A three-dimensional threat detection system, designed to protect military aircraft from attack by weapons such as shoulder-launched surface-to-air missiles, has been developed by BAE Systems.
The 3-Dimensional Advanced Warning System (3DAWS) is designed to detect a potential threat and select the best available countermeasure, depending on the nature of the danger.
Existing threat detection and missile warning systems typically use 2D information, azimuth and elevation, to assess a potential hazard.

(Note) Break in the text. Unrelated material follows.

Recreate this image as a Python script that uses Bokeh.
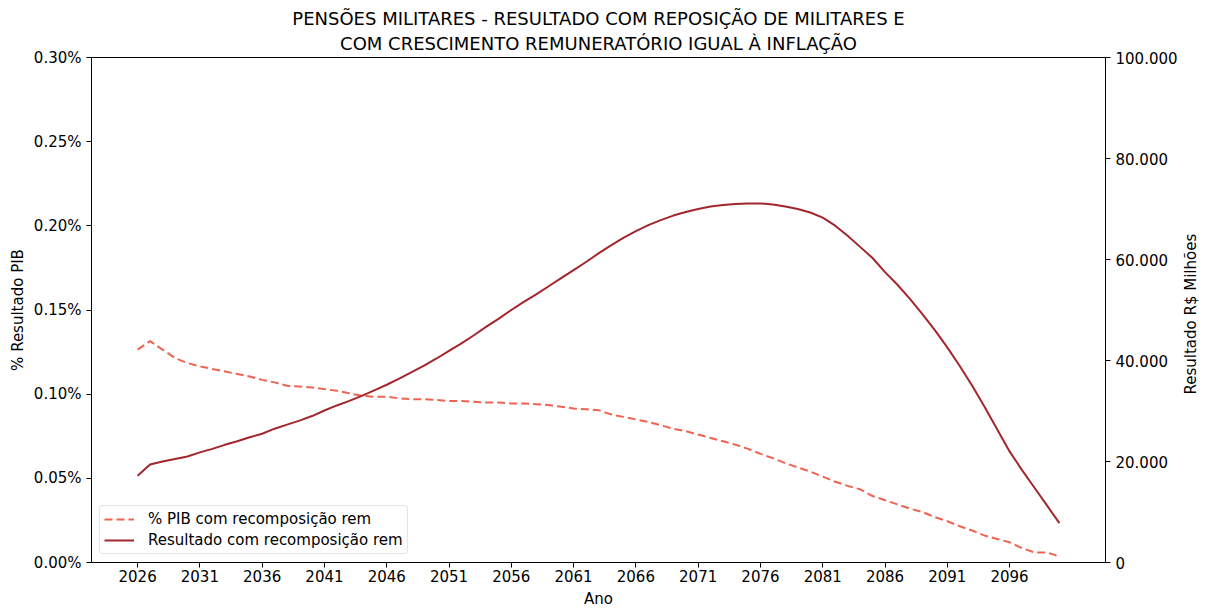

This makes identifying and confirming the threat much more difficult.
In contrast, 3DAWS incorporates a third dimension, range, allowing it to better analyse the threat, according to Cheryl Paradis, director of Threat Management Solutions at BAE Systems.
“The typical threat that they [aircraft] see in theatre are MANPADS, or man-portable surface-to-air missiles, which detect the IR signature of the aircraft,” Paradis said.
“Our customers want the ability to definitively say, there is a threat there, and that threat is coming at you, and it’s not a false alarm, its real,” she said.
The system is comprised of two components: a passive threat detection system, such as BAE Systems’ Common Missile Warning System (CMWS), which is designed to detect the ultraviolet signature of missiles; and a radio frequency-based, semi-active 3D tracker.
When the passive system detects a potential threat, it cues the 3D Tracker to trigger a radar pulse, to interrogate the object. This confirms whether the detected object poses a genuine threat or is a false alarm.
“In the world of low-altitude rotary-winged military platforms, when you are looking for signatures in the missile warning domain, there are lots of things that look like they have a UV or an IR signature, and if you are in a hostile area, you don’t want to see those and deploy countermeasures for nothing, you want to save them for when you really need them,” said Paradis.
The information is passed back to the missile warning system, which coordinates with the aircraft’s on-board systems to automatically select from a range of countermeasures, depending on the nature of the threat. These include flares and directable infrared countermeasures, which confuse an incoming missile’s guidance system to ensure it misses its target; and so-called hard-kill countermeasures, which physically counterattack the missile.